Dave Kilcullen posted an excellent summary of the events which led to the revolt, its significant positive effects, as well as some of the possible downsides:
"The negative implications are easy to state, but far-reaching. For one thing, we have spent the last four years carefully building up and supporting an Iraqi political system based on non-tribal institutions. Indeed, the Coalition Provisional Authority deliberately side-lined the tribes in 2003 in order to focus on building a “modern” democratic state in Iraq, which we equated with a non-tribal state. There were good reasons for this at the time, but we are now seeing the most significant political and security progress in years, via a structure outside the one we have been working so hard to create...In the Iraqi polity, tribes’ rights may end up playing a similar role to states’ rights in some other democracies.
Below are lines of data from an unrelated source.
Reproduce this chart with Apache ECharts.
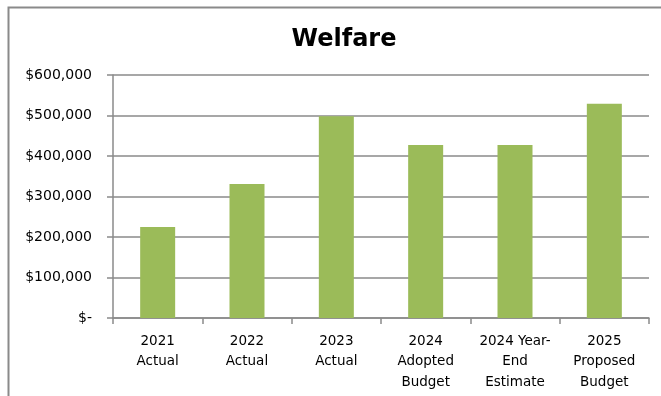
<!DOCTYPE html>
<html>
<head>
<meta charset="utf-8">
<script src="https://cdn.jsdelivr.net/npm/echarts@6/dist/echarts.min.js"></script>
<style>
  html, body { margin: 0; padding: 0; background: #fff; }
  #chart { width: 661px; height: 396px; }
</style>
</head>
<body>
<div id="chart"></div>
<script>
// Welfare spending by budget year
const categories = [
  '2021\nActual',
  '2022\nActual',
  '2023\nActual',
  '2024\nAdopted\nBudget',
  '2024 Year-\nEnd\nEstimate',
  '2025\nProposed\nBudget'
];
const welfare = [225000, 331000, 498000, 427000, 427000, 529000];
const yTicks = [0, 100000, 200000, 300000, 400000, 500000, 600000];

const FONT = 'DejaVu Sans';
const GRAY = '#8a8a8a';

function money(v) {
  if (v === 0) return '$-';
  return '$' + v.toLocaleString('en-US');
}

const chart = echarts.init(document.getElementById('chart'), null, { renderer: 'canvas' });
chart.setOption({
  animation: false,
  backgroundColor: '#ffffff',
  title: {
    text: 'Welfare',
    left: 339,
    top: 23,
    textAlign: 'center',
    textStyle: { fontFamily: FONT, fontSize: 24, fontWeight: 'bold', color: '#000' }
  },
  graphic: [{
    type: 'rect',
    shape: { x: 8.5, y: 7.5, width: 720, height: 420 },
    style: { fill: 'none', stroke: '#8a8a8a', lineWidth: 2 },
    silent: true
  }],
  grid: { left: 113, right: 12, top: 75, bottom: 78, containLabel: false },
  xAxis: {
    type: 'category',
    data: categories,
    axisLine: { lineStyle: { color: GRAY, width: 1.5 } },
    axisTick: { show: true, length: 6, lineStyle: { color: GRAY, width: 1.5 } },
    axisLabel: {
      fontFamily: FONT, fontSize: 13.5, color: '#000',
      lineHeight: 20.5, margin: 13, interval: 0
    }
  },
  yAxis: {
    type: 'value',
    min: yTicks[0],
    max: yTicks[yTicks.length - 1],
    interval: yTicks[1] - yTicks[0],
    axisLine: { show: true, lineStyle: { color: GRAY, width: 1.5 } },
    axisTick: { show: true, length: 6, lineStyle: { color: GRAY, width: 1.5 } },
    splitLine: { lineStyle: { color: GRAY, width: 1.5 } },
    axisLabel: {
      fontFamily: FONT, fontSize: 14, color: '#000', margin: 21,
      formatter: money
    }
  },
  series: [{
    type: 'bar',
    data: welfare,
    barWidth: 35,
    itemStyle: { color: '#9bbb59' }
  }]
});
</script>
</body>
</html>
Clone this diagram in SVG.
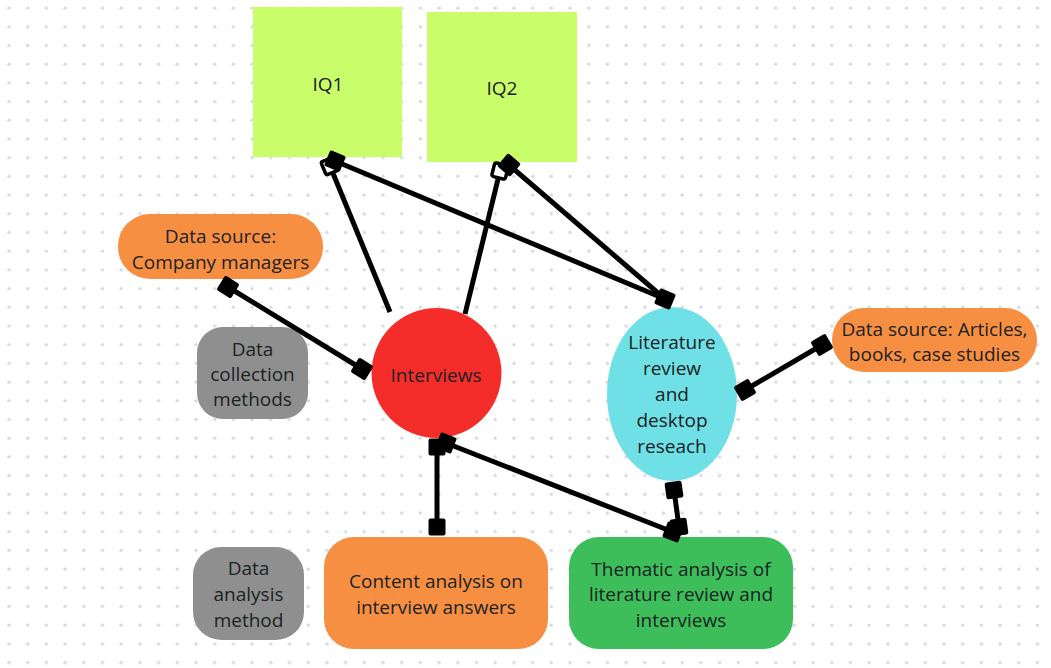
<svg xmlns="http://www.w3.org/2000/svg" width="1051" height="668" viewBox="0 0 1051 668">
<defs>
<pattern id="dots" x="0" y="0" width="18.7" height="18.7" patternUnits="userSpaceOnUse">
<circle cx="9" cy="8" r="1.7" fill="#d6d8e4"/>
</pattern>
<marker id="sq" viewBox="0 0 18 18" refX="9" refY="9" markerWidth="18" markerHeight="18" markerUnits="userSpaceOnUse" orient="auto">
<rect x="0.5" y="0.5" width="17" height="17" rx="2" fill="#000"/>
</marker>
<marker id="sqo" viewBox="0 0 18 18" refX="9" refY="9" markerWidth="18" markerHeight="18" markerUnits="userSpaceOnUse" orient="auto">
<rect x="2" y="2" width="14" height="14" rx="2" fill="#fff" stroke="#000" stroke-width="3.5"/>
</marker>
</defs>
<style>
.t{font-family:"Open Sans","Noto Sans","Liberation Sans",sans-serif;font-size:19px;fill:#1a2222;text-anchor:middle;dominant-baseline:central}
.c{fill:none;stroke:#000;stroke-width:5}
.iq{fill:#c9fd6a}
.or{fill:#f78f43}
.gr{fill:#8f8f8f}
</style>
<rect width="1051" height="668" fill="#fff"/>
<rect width="1051" height="668" fill="url(#dots)"/>

<g id="IQ1"><rect class="iq" x="253" y="7" width="149" height="150"/><text class="t" x="328" y="84">IQ1</text></g>
<g id="IQ2"><rect class="iq" x="427" y="12" width="150" height="150"/><text class="t" x="502" y="88">IQ2</text></g>
<g id="company"><rect class="or" x="118" y="214" width="205" height="65" rx="32"/><text class="t" x="220.5"><tspan x="220.5" y="236">Data source:</tspan><tspan x="220.5" y="262">Company managers</tspan></text></g>
<g id="collection"><rect class="gr" x="197" y="327" width="111" height="92" rx="26"/><text class="t"><tspan x="252.5" y="349">Data</tspan><tspan x="252.5" y="374">collection</tspan><tspan x="252.5" y="399">methods</tspan></text></g>
<g id="interviews"><circle cx="436.5" cy="373" r="65" fill="#f52d2a"/><text class="t" x="436" y="375">Interviews</text></g>
<g id="literature"><ellipse cx="672" cy="394" rx="65" ry="87" fill="#6fe0e6"/><text class="t"><tspan x="672" y="342">Literature</tspan><tspan x="672" y="368">review</tspan><tspan x="672" y="394">and</tspan><tspan x="672" y="420">desktop</tspan><tspan x="672" y="446">reseach</tspan></text></g>
<g id="articles"><rect class="or" x="832" y="308" width="205" height="64" rx="32"/><text class="t"><tspan x="934.5" y="329">Data source: Articles,</tspan><tspan x="934.5" y="354">books, case studies</tspan></text></g>
<g id="analysis"><rect class="gr" x="193" y="547" width="111" height="93" rx="28"/><text class="t"><tspan x="248.5" y="568">Data</tspan><tspan x="248.5" y="594">analysis</tspan><tspan x="248.5" y="620">method</tspan></text></g>
<g id="content"><rect class="or" x="324" y="537" width="224" height="112" rx="30"/><text class="t"><tspan x="436" y="581">Content analysis on</tspan><tspan x="436" y="607">interview answers</tspan></text></g>
<g id="thematic"><rect x="569" y="537" width="224" height="112" rx="30" fill="#3dbe5b"/><text class="t"><tspan x="681" y="569">Thematic analysis of</tspan><tspan x="681" y="594">literature review and</tspan><tspan x="681" y="620">interviews</tspan></text></g>

<g id="connectors">
<line class="c" x1="390" y1="312" x2="330" y2="166" marker-end="url(#sqo)"/>
<line class="c" x1="465" y1="314" x2="500" y2="171" marker-end="url(#sqo)"/>
<line class="c" x1="665" y1="299" x2="335" y2="161" marker-start="url(#sq)" marker-end="url(#sq)"/>
<line class="c" x1="665" y1="299" x2="509" y2="165" marker-end="url(#sq)"/>
<line class="c" x1="228" y1="287" x2="362" y2="369" marker-start="url(#sq)" marker-end="url(#sq)"/>
<line class="c" x1="745" y1="390" x2="822" y2="345" marker-start="url(#sq)" marker-end="url(#sq)"/>
<line class="c" x1="437" y1="447" x2="437" y2="527" marker-start="url(#sq)" marker-end="url(#sq)"/>
<line class="c" x1="446" y1="443" x2="673" y2="532" marker-start="url(#sq)" marker-end="url(#sq)"/>
<line class="c" x1="674" y1="490" x2="679" y2="527" marker-start="url(#sq)" marker-end="url(#sq)"/>
</g>
</svg>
They will remain a competing power center to the religious political parties, and hence will probably never be popular with Baghdad politicians, but if correctly handled they have the potential to actually enhance pluralism in Iraq over the long-term, by restraining the excesses of any central government or sectarian faction."
"If correctly handled" is a very thin reed upon which to hang our hopes, but I do agree that events of the last few weeks give cause for (cautious, always) optimism.
I can't get away, though, from this grim thought: After four years of bungling by the Bush administration, after "Freedom is messy," after "Bring 'em on," after "Just a comma," after Fallujah, Samarra, after months and years of Iraqi streets choked with Iraqi bodies, we've allowed "success" in Iraq to be defined down so much that the prospect of a Shia-dominated, fundamentalist Islamic state closely allied with Iran but not in all-out civil war makes us wag our little tails.